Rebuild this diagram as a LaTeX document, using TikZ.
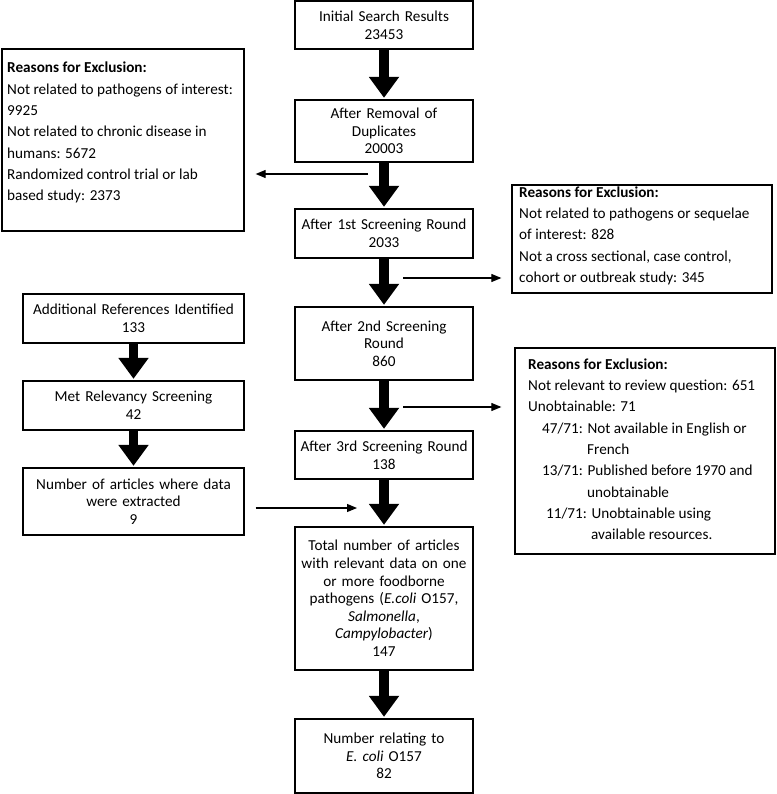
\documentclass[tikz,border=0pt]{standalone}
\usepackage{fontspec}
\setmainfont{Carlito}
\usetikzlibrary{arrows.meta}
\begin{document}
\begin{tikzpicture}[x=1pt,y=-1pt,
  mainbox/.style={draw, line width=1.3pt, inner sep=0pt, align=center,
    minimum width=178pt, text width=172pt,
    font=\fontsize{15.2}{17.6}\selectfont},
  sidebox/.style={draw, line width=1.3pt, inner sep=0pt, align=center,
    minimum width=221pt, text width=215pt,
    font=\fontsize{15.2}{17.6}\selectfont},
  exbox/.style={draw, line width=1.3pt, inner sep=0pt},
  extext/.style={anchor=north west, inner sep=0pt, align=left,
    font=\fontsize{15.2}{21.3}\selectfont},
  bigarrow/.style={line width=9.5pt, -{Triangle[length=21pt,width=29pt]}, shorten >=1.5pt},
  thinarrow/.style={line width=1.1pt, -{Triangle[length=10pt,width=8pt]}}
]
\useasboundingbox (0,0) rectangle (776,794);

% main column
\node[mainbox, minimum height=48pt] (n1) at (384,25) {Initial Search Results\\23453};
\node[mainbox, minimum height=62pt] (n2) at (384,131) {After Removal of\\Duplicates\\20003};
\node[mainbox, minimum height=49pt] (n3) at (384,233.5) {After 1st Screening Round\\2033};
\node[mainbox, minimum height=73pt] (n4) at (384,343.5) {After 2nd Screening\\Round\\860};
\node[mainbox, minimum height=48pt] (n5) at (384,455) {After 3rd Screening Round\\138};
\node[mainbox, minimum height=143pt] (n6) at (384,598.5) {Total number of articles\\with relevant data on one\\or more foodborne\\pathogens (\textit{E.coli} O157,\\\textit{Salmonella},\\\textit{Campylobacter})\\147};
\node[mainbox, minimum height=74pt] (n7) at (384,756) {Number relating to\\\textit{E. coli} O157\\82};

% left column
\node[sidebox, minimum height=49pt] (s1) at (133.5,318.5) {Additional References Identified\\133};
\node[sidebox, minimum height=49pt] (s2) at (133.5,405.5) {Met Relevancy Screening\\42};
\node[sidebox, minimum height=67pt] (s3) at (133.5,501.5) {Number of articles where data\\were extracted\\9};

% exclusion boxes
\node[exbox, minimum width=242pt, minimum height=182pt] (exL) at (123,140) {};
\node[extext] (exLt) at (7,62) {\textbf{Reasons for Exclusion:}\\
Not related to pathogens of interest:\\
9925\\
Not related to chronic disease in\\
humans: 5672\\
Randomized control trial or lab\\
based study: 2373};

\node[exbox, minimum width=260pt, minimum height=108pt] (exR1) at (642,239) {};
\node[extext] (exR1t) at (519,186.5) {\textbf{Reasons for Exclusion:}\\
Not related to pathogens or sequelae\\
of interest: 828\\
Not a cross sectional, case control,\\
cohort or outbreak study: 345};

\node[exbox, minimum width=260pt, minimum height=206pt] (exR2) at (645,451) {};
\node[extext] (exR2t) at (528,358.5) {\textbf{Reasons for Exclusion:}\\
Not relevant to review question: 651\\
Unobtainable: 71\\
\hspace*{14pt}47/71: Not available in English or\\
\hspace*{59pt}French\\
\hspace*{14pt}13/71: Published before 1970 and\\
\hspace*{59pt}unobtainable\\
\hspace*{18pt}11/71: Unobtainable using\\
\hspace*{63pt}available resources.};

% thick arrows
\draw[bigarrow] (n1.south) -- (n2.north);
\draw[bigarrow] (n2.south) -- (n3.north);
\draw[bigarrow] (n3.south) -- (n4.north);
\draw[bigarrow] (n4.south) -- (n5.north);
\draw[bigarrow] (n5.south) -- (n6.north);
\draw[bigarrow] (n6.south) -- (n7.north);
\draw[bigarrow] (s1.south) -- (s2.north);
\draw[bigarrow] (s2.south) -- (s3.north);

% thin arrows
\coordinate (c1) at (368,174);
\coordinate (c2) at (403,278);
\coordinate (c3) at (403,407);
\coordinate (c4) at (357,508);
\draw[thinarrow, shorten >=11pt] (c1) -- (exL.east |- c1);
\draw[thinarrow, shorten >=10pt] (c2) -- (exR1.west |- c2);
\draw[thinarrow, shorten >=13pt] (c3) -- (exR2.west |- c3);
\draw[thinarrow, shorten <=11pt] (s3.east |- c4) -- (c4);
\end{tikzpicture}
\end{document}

- - -

Instructions to follow:
Quote the preceding listing precisely and completely, omitting its images.

Written answer:
Rebuild this diagram as a LaTeX document, using TikZ.
\documentclass[tikz,border=0pt]{standalone}
\usepackage{fontspec}
\setmainfont{Carlito}
\usetikzlibrary{arrows.meta}
\begin{document}
\begin{tikzpicture}[x=1pt,y=-1pt,
  mainbox/.style={draw, line width=1.3pt, inner sep=0pt, align=center,
    minimum width=178pt, text width=172pt,
    font=\fontsize{15.2}{17.6}\selectfont},
  sidebox/.style={draw, line width=1.3pt, inner sep=0pt, align=center,
    minimum width=221pt, text width=215pt,
    font=\fontsize{15.2}{17.6}\selectfont},
  exbox/.style={draw, line width=1.3pt, inner sep=0pt},
  extext/.style={anchor=north west, inner sep=0pt, align=left,
    font=\fontsize{15.2}{21.3}\selectfont},
  bigarrow/.style={line width=9.5pt, -{Triangle[length=21pt,width=29pt]}, shorten >=1.5pt},
  thinarrow/.style={line width=1.1pt, -{Triangle[length=10pt,width=8pt]}}
]
\useasboundingbox (0,0) rectangle (776,794);

% main column
\node[mainbox, minimum height=48pt] (n1) at (384,25) {Initial Search Results\\23453};
\node[mainbox, minimum height=62pt] (n2) at (384,131) {After Removal of\\Duplicates\\20003};
\node[mainbox, minimum height=49pt] (n3) at (384,233.5) {After 1st Screening Round\\2033};
\node[mainbox, minimum height=73pt] (n4) at (384,343.5) {After 2nd Screening\\Round\\860};
\node[mainbox, minimum height=48pt] (n5) at (384,455) {After 3rd Screening Round\\138};
\node[mainbox, minimum height=143pt] (n6) at (384,598.5) {Total number of articles\\with relevant data on one\\or more foodborne\\pathogens (\textit{E.coli} O157,\\\textit{Salmonella},\\\textit{Campylobacter})\\147};
\node[mainbox, minimum height=74pt] (n7) at (384,756) {Number relating to\\\textit{E. coli} O157\\82};

% left column
\node[sidebox, minimum height=49pt] (s1) at (133.5,318.5) {Additional References Identified\\133};
\node[sidebox, minimum height=49pt] (s2) at (133.5,405.5) {Met Relevancy Screening\\42};
\node[sidebox, minimum height=67pt] (s3) at (133.5,501.5) {Number of articles where data\\were extracted\\9};

% exclusion boxes
\node[exbox, minimum width=242pt, minimum height=182pt] (exL) at (123,140) {};
\node[extext] (exLt) at (7,62) {\textbf{Reasons for Exclusion:}\\
Not related to pathogens of interest:\\
9925\\
Not related to chronic disease in\\
humans: 5672\\
Randomized control trial or lab\\
based study: 2373};

\node[exbox, minimum width=260pt, minimum height=108pt] (exR1) at (642,239) {};
\node[extext] (exR1t) at (519,186.5) {\textbf{Reasons for Exclusion:}\\
Not related to pathogens or sequelae\\
of interest: 828\\
Not a cross sectional, case control,\\
cohort or outbreak study: 345};

\node[exbox, minimum width=260pt, minimum height=206pt] (exR2) at (645,451) {};
\node[extext] (exR2t) at (528,358.5) {\textbf{Reasons for Exclusion:}\\
Not relevant to review question: 651\\
Unobtainable: 71\\
\hspace*{14pt}47/71: Not available in English or\\
\hspace*{59pt}French\\
\hspace*{14pt}13/71: Published before 1970 and\\
\hspace*{59pt}unobtainable\\
\hspace*{18pt}11/71: Unobtainable using\\
\hspace*{63pt}available resources.};

% thick arrows
\draw[bigarrow] (n1.south) -- (n2.north);
\draw[bigarrow] (n2.south) -- (n3.north);
\draw[bigarrow] (n3.south) -- (n4.north);
\draw[bigarrow] (n4.south) -- (n5.north);
\draw[bigarrow] (n5.south) -- (n6.north);
\draw[bigarrow] (n6.south) -- (n7.north);
\draw[bigarrow] (s1.south) -- (s2.north);
\draw[bigarrow] (s2.south) -- (s3.north);

% thin arrows
\coordinate (c1) at (368,174);
\coordinate (c2) at (403,278);
\coordinate (c3) at (403,407);
\coordinate (c4) at (357,508);
\draw[thinarrow, shorten >=11pt] (c1) -- (exL.east |- c1);
\draw[thinarrow, shorten >=10pt] (c2) -- (exR1.west |- c2);
\draw[thinarrow, shorten >=13pt] (c3) -- (exR2.west |- c3);
\draw[thinarrow, shorten <=11pt] (s3.east |- c4) -- (c4);
\end{tikzpicture}
\end{document}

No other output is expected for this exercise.